In the sourcing training classes I've taught, one thing that always sticks out to me as immensely important, but all to often forgotten, is the idea of creating one (or more likely, many) candidate profile(s) before you even begin to craft your first boolean.
In theory, this makes complete sense - you need to know who you are looking for before you start to look for them, right? However, in practice, it's easy to fall into old patterns and start your search based primarily on qualifiers.
What is a candidate profile?
There is a big difference between someone who is qualified for a job based on a series of factors (think the "must haves" in a job description or ad), and someone who would be the ideal fit (think those "nice to haves" and bonuses, as well as the intangibles of the team). From there, you want to optimize for that ideal fit, as well as consider who within the pool of all potential, qualified candidates for this role, would not just be a great fit, but find the job an ideal fit for them too.

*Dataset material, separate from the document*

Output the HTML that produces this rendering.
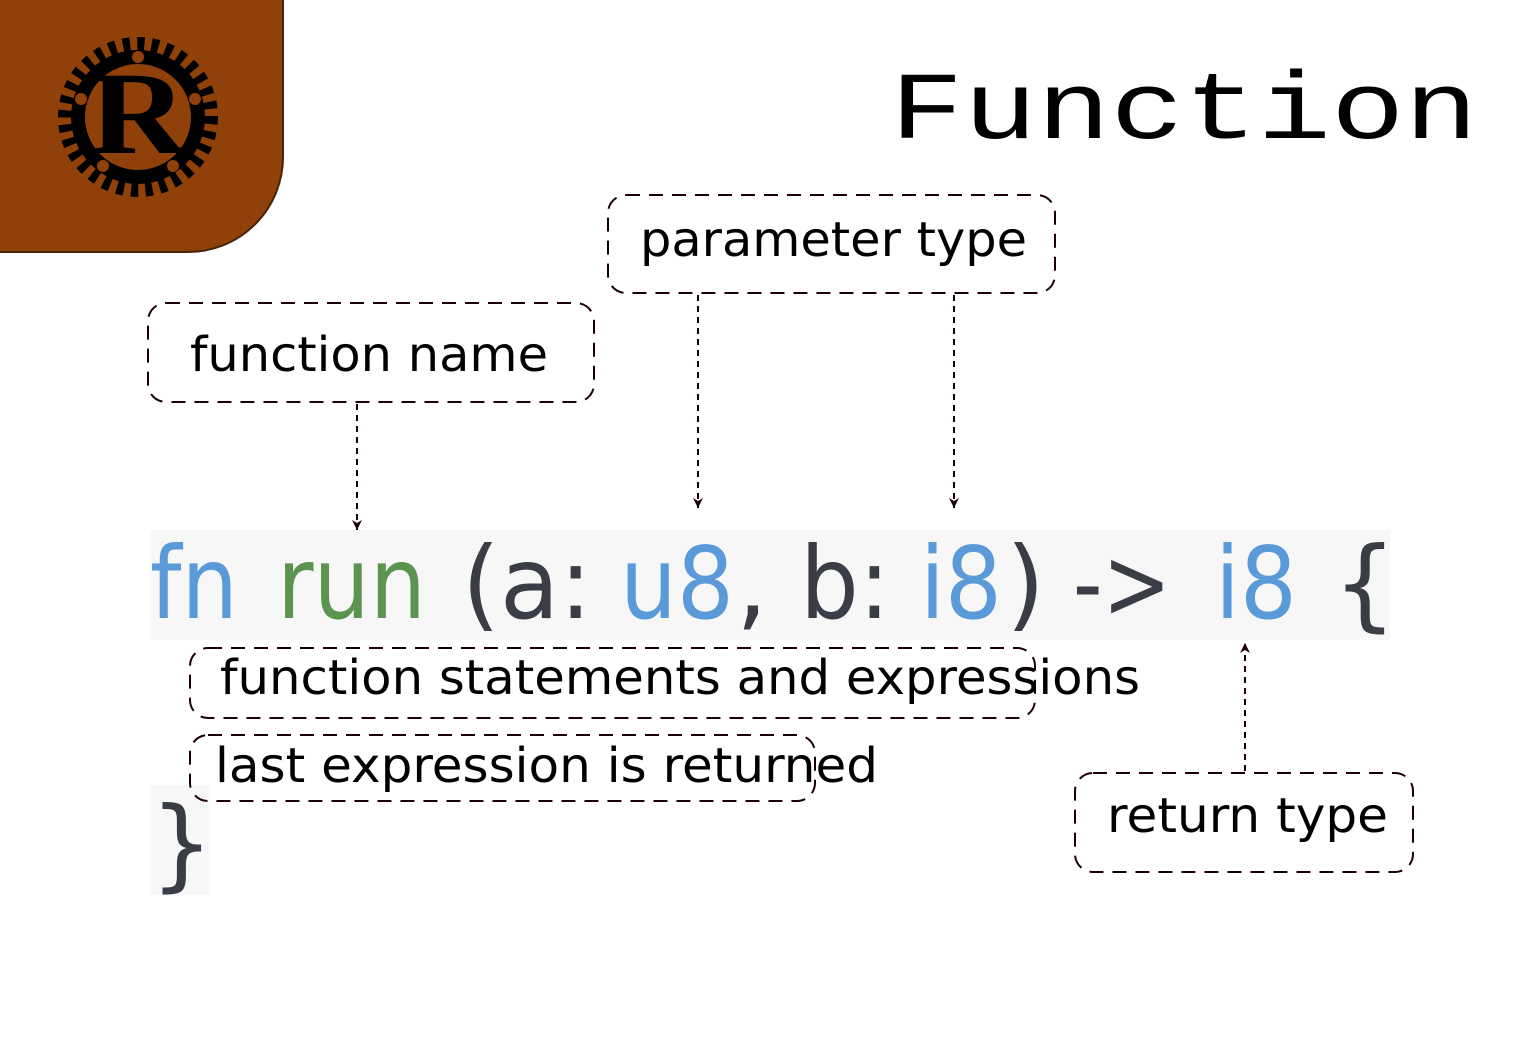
<!DOCTYPE html>
<html><head><meta charset="utf-8"><style>
html,body{margin:0;padding:0;background:#fff;}
svg{display:block;}
</style></head><body>
<svg width="1535" height="1062" viewBox="0 0 1535 1062" xmlns="http://www.w3.org/2000/svg">
<defs>
<marker id="ah" viewBox="0 0 10 10" refX="10" refY="5" markerWidth="14" markerHeight="10" orient="auto" markerUnits="userSpaceOnUse">
<path d="M0,0 L10,5 L0,10 L3,5 Z" fill="#1a0005" stroke="none"/>
</marker>
</defs>
<!-- logo -->
<rect x="-120" y="-100" width="403" height="352" rx="95" fill="#8f4109" stroke="#4a2406" stroke-width="2"/>
<g transform="translate(138,117)">
<circle r="72" fill="none" stroke="#000" stroke-width="16" stroke-dasharray="7.1 7"/>
<circle r="60" fill="none" stroke="#000" stroke-width="14"/>
<circle cx="0" cy="-60" r="6" fill="#8f4109"/>
<circle cx="-57" cy="-18" r="6" fill="#8f4109"/>
<circle cx="57" cy="-18" r="6" fill="#8f4109"/>
<circle cx="-35" cy="49" r="6" fill="#8f4109"/>
<circle cx="35" cy="49" r="6" fill="#8f4109"/>
<text x="0" y="36" text-anchor="middle" font-family="Liberation Serif, serif" font-weight="bold" font-size="118" textLength="98" lengthAdjust="spacingAndGlyphs" fill="#000">R</text>
</g>
<!-- title -->
<text x="890" y="138" font-family="Liberation Mono, monospace" font-size="96" textLength="588" lengthAdjust="spacingAndGlyphs" fill="#000">Function</text>
<!-- code background -->
<rect x="150" y="530" width="1240" height="110" fill="#f7f7f7"/>
<rect x="150" y="785" width="60" height="110" fill="#f7f7f7"/>
<g font-family="DejaVu Sans, sans-serif" font-size="100">
<text x="150" y="618" textLength="88" lengthAdjust="spacingAndGlyphs" fill="#5a9ad8">fn</text>
<text x="277" y="618" textLength="149" lengthAdjust="spacingAndGlyphs" fill="#5b9450">run</text>
<text x="462" y="618" textLength="130" lengthAdjust="spacingAndGlyphs" fill="#3a3d45">(a:</text>
<text x="620" y="618" textLength="114" lengthAdjust="spacingAndGlyphs" fill="#5a9ad8">u8</text>
<text x="736" y="618" fill="#3a3d45">,</text>
<text x="800" y="618" textLength="90" lengthAdjust="spacingAndGlyphs" fill="#3a3d45">b:</text>
<text x="920" y="618" textLength="82" lengthAdjust="spacingAndGlyphs" fill="#5a9ad8">i8</text>
<text x="1006" y="618" fill="#3a3d45">)</text>
<text x="1073" y="618" textLength="98" lengthAdjust="spacingAndGlyphs" fill="#3a3d45">-&gt;</text>
<text x="1215" y="618" textLength="82" lengthAdjust="spacingAndGlyphs" fill="#5a9ad8">i8</text>
<text x="1333" y="618" fill="#3a3d45">{</text>
<text x="150" y="878" fill="#3a3d45">}</text>
</g>
<!-- boxes -->
<g fill="none" stroke="#1a0005" stroke-width="2" stroke-dasharray="14 9">
<rect x="148" y="303" width="446" height="99" rx="18"/>
<rect x="608" y="195" width="447" height="98" rx="18"/>
<rect x="1075" y="773" width="338" height="99" rx="18"/>
<rect x="190" y="648" width="845" height="70" rx="18"/>
<rect x="190" y="735" width="625" height="66" rx="18"/>
</g>
<!-- arrows -->
<g stroke="#1a0005" stroke-width="2" stroke-dasharray="6 5" fill="none">
<line x1="357" y1="404" x2="357" y2="530" marker-end="url(#ah)"/>
<line x1="698" y1="295" x2="698" y2="508" marker-end="url(#ah)"/>
<line x1="954" y1="295" x2="954" y2="508" marker-end="url(#ah)"/>
<line x1="1245" y1="771" x2="1245" y2="643" marker-end="url(#ah)"/>
</g>
<!-- labels -->
<g font-family="DejaVu Sans, sans-serif" font-size="48" fill="#000">
<text x="190" y="371" textLength="358" lengthAdjust="spacingAndGlyphs">function name</text>
<text x="640" y="256" textLength="387" lengthAdjust="spacingAndGlyphs">parameter type</text>
<text x="1107" y="832" textLength="281" lengthAdjust="spacingAndGlyphs">return type</text>
<text x="220" y="694" textLength="920" lengthAdjust="spacingAndGlyphs">function statements and expressions</text>
<text x="215" y="782" textLength="663" lengthAdjust="spacingAndGlyphs">last expression is returned</text>
</g>
</svg>
</body></html>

So, you can think of a candidate profile as a general series of criteria that shows both ideal fit for the role (within a specific team, at a specific company), as well as an ideal fit for the potential candidate.
What does that profile look like?
I will generally format my profiles in a standard way, that way if I am working with a team on the roles, they can be easily shared between everyone and updated based on feedback as the search progresses. Having multiple profiles allows the recruiter to be able to develop individualized pitches for candidates that would be attracted to the same role for different reasons.

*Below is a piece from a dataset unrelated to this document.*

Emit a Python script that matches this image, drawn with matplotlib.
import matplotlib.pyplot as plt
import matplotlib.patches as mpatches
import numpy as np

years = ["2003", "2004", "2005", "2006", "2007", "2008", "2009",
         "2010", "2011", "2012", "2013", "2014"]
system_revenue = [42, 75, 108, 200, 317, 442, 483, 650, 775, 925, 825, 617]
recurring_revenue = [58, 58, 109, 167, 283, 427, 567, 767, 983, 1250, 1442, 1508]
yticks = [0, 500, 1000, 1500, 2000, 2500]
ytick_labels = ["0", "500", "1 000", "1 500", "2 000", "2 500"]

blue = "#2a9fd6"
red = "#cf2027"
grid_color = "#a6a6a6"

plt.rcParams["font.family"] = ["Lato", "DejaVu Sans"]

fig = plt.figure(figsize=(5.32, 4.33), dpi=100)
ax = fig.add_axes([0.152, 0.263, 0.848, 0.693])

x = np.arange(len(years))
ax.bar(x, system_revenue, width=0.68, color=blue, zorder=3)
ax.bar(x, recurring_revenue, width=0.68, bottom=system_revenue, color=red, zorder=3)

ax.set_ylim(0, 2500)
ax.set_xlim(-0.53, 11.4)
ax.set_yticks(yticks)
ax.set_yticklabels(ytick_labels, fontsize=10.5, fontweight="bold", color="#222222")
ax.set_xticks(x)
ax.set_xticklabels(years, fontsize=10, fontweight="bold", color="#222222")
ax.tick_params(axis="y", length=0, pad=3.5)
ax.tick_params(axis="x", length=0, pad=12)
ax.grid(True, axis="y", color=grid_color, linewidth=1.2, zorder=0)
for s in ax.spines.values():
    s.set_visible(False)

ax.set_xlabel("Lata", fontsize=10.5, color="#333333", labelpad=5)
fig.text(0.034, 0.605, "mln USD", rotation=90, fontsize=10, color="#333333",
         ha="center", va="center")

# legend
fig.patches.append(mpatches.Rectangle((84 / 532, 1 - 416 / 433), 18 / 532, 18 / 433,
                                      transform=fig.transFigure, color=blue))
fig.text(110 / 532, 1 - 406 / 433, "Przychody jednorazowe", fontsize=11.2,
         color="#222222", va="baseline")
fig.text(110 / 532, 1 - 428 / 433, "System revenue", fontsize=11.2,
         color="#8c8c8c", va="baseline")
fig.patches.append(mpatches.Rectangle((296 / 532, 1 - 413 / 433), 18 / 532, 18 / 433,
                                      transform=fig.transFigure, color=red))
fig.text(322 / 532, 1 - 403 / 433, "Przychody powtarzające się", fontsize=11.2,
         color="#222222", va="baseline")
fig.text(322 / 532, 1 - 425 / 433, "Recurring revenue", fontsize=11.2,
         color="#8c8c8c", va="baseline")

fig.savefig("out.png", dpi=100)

Summary | This candidate comes from this background and is interested in these things.
Qualifications | Specific experience and interests that would align with the summary above and will be slightly different from the initial list of criteria that was presented by the job.
This is not a list that simply regurgitates the qualifications of the job.
Pitch | The specific pitch that would get the candidate you're targeting interested in the role you are pitching to them. This should be different for each profile, and you would eventually build out templates and ads based on each pitch.
How to edit and refine the profile
As the search ensues, be mindful of the specific feedback coming back from candidates of each profile. You may notice common themes, and if so, you may want to either pivot your profile, or add to your existing ones to further refine them. You might also find that one of your profiles might not be as ideal as you had originally thought. This is why I always encourage early and frequent calibration. If you have direct access to your hiring manager, it's good to share your profiles with them for feedback. Over time, your profiles will naturally change based on changes within the team, so you'll want to continually revisit them.